What type of beta products do you use and why?
We use primarily index-tracking products and these are mostly iShares exchange traded funds (ETFs). We have chosen to gain broad beta exposure rather than specific access to niche segments, so we own, for example, an ETF on the MSCI World rather than something at a sector level.
In 2009, when we decided to increase exposure to markets, we bought the iShares FTSE 100 as this was a broad and efficient way to gain access.
Why are ETFs efficient vehicles for tapping large markets?
It’s mostly because of the ease of transition. Unlike a unit trust, we can just trade into an ETF during the day, and someone can buy one share of a FTSE 100 ETF for as little as around £7. Most index funds, such as iShares, also lend out stock, which can lower the total expense ratio.
The tough thing on the active management side is that over a three-year period, only 3%
of active managers beat their index. So if we think the market is going to rally, and if we
buy the index, we will participate in this rise, whereas 97% of the time, the active manager will underperform.
We tend to buy alpha when we think there’s no beta to be had, so we buy the likes of Giles Hargreave, for example.
Are there any asset classes where you think beta products are inefficient, such as fixed income?
We own a small amount of a fixed income index. Fixed income ETFs originally were structured to give most weight to the largest issuers of debt, which meant you were buying what you don’t really want to buy – the aim is to lend to the richest people who can pay you back.
ETF providers have been good at restructuring indices so they can represent a balanced view of the fixed income markets, whereas five years ago, these indices were clumsy.
Also, index providers have been slicing fixed income into specific segments, such as high yield and corporate bonds, increasing the range of options available and providing a good alternative to active funds.
We use the iShares Markit iBoxx £ Corporate Bond ETF, which mirrors a long-dated corporate bond index. This gives us easy access to that index, which is the benchmark that most active corporate bond funds are trying to beat.
That means you can own this at a very low cost, whereas you might not be able to own Richard Woolnough’s M&G Corporate Bond fund as cheaply.
We also own a less volatile ETF, which is based on a shorter-dated corporate bond index. These two funds provide a very real way for clients of any size to own a basket that will give them that return and it’s important because they’re cheap and they’re large, while offering decent dividends.
What about using active ETFs to help manage exposure to the underlying asset, or is this concept an oxymoron?
Aren’t active ETFs just an active fund? People are adding the word ETF to their products. They’re not bad, but it’s just like buying an active fund. It is listed and it is open-ended, so if it’s more convenient on a mechanical basis, then fine. But active ETFs are an oxymoron.
Do you have any concerns with using swap-based ETFs as opposed to physical?
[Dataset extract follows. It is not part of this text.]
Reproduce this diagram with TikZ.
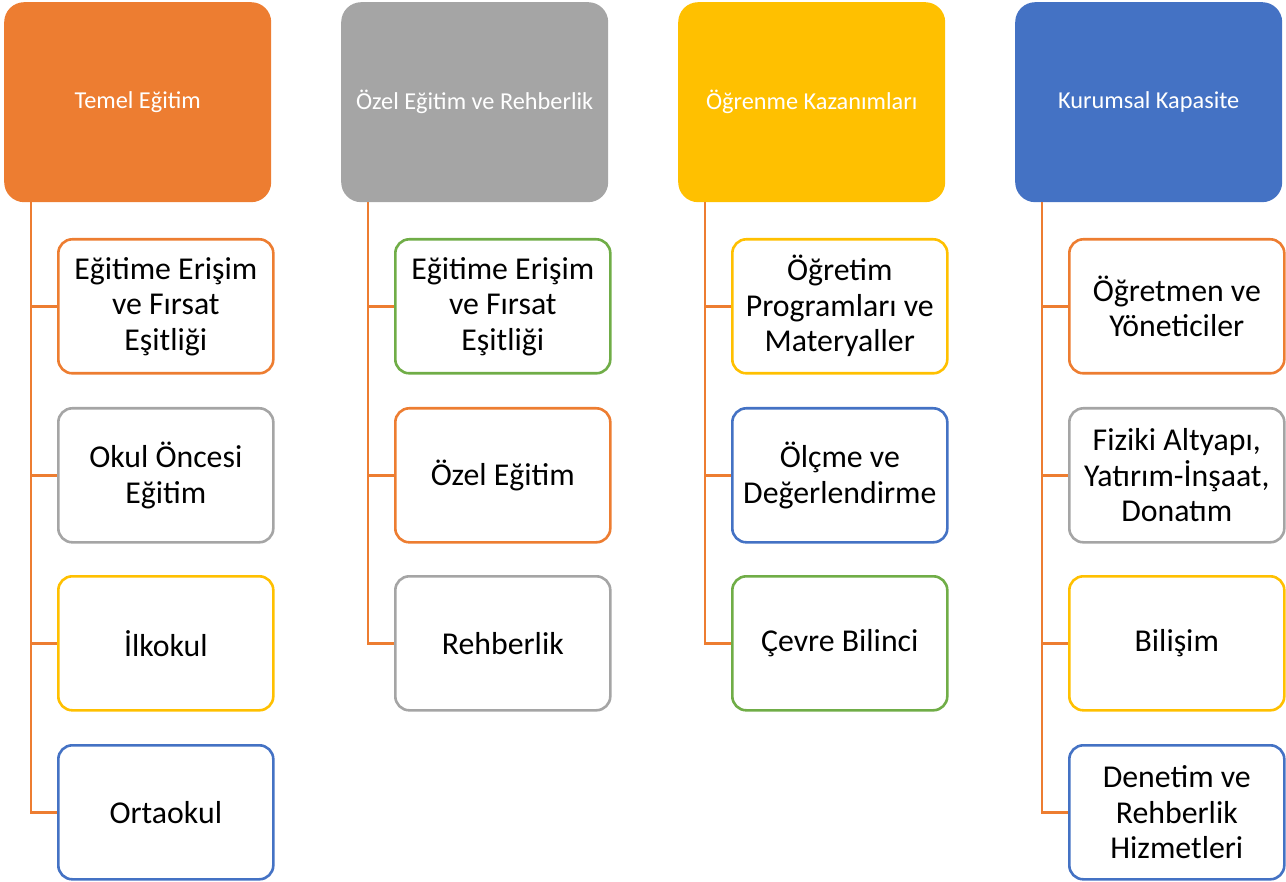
\documentclass[tikz,border=0pt]{standalone}
\usepackage{fontspec}
\setmainfont{Carlito}
\definecolor{cor}{HTML}{ED7D31}
\definecolor{cgr}{HTML}{A5A5A5}
\definecolor{cgo}{HTML}{FFC000}
\definecolor{cbl}{HTML}{4472C4}
\definecolor{cgn}{HTML}{70AD47}
\tikzset{
  head/.style={rectangle, rounded corners=20pt, minimum width=267pt, minimum height=200pt, inner sep=0pt, anchor=north west, text=white, font=\fontsize{24.3}{28}\selectfont, align=center},
  child/.style={rectangle, rounded corners=14pt, draw=#1, line width=2.6pt, fill=white, minimum width=215pt, minimum height=134pt, inner sep=0pt, anchor=north west, text=black, font=\fontsize{31.8}{35.5}\selectfont, align=center},
  conn/.style={draw=cor, line width=2.8pt},
}
\begin{document}
\begin{tikzpicture}[x=1pt,y=-1pt]
\useasboundingbox (0,0) rectangle (1286,882);
% headers
\node[head, fill=cor] (h1) at (4,2) {Temel Eğitim};
\node[head, fill=cgr] (h2) at (341,2) {Özel Eğitim ve Rehberlik};
\node[head, fill=cgo] (h3) at (678,2) {Öğrenme Kazanımları};
\node[head, fill=cbl] (h4) at (1015,2) {Kurumsal Kapasite};
% column 1
\node[child=cor] (c11) at (57,238) {Eğitime Erişim\\ve Fırsat\\Eşitliği};
\node[child=cgr] (c12) at (57,407) {Okul Öncesi\\Eğitim};
\node[child=cgo] (c13) at (57,575) {İlkokul};
\node[child=cbl] (c14) at (57,744) {Ortaokul};
% column 2
\node[child=cgn] (c21) at (394,238) {Eğitime Erişim\\ve Fırsat\\Eşitliği};
\node[child=cor] (c22) at (394,407) {Özel Eğitim};
\node[child=cgr] (c23) at (394,575) {Rehberlik};
% column 3
\node[child=cgo] (c31) at (731,238) {Öğretim\\Programları ve\\Materyaller};
\node[child=cbl] (c32) at (731,407) {Ölçme ve\\Değerlendirme};
\node[child=cgn] (c33) at (731,575) {Çevre Bilinci};
% column 4
\node[child=cor] (c41) at (1068,238) {Öğretmen ve\\Yöneticiler};
\node[child=cgr] (c42) at (1068,407) {Fiziki Altyapı,\\Yatırım-İnşaat,\\Donatım};
\node[child=cgo] (c43) at (1068,575) {Bilişim};
\node[child=cbl] (c44) at (1068,744) {Denetim ve\\Rehberlik\\Hizmetleri};
% connectors
\foreach \k in {1,2,3,4} \draw[conn] ([xshift=27pt]h1.south west) |- (c1\k.west);
\foreach \k in {1,2,3} \draw[conn] ([xshift=27pt]h2.south west) |- (c2\k.west);
\foreach \k in {1,2,3} \draw[conn] ([xshift=27pt]h3.south west) |- (c3\k.west);
\foreach \k in {1,2,3,4} \draw[conn] ([xshift=27pt]h4.south west) |- (c4\k.west);
\end{tikzpicture}
\end{document}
People have made a fuss over nothing. In many cases, it’s a more efficient and more economical way of doing what the client wants. There are certain sections of the market where it is difficult to replicate the index. But are you worried the swap might fail? None have failed so far, and the swaps are cheap and more efficient.
But if you buy the MSCI World or S&P 500, you don’t need swap-based exposure because these markets are so efficient. If you want a smaller companies index to replicate, though, then it may be cheaper to own a swap-based fund.
What are your views of securities lending undertaken by index trackers?
Securities lending is a fantastic thing. If you own a pool of assets and people will pay you rent for these stocks that would otherwise just sit there, then this is a good way of reducing your overall total cost of ownership. So if you own an ETF and iShares, for example, lends out the underlying stock, this is a really good outcome, although it’s something that many people do not understand.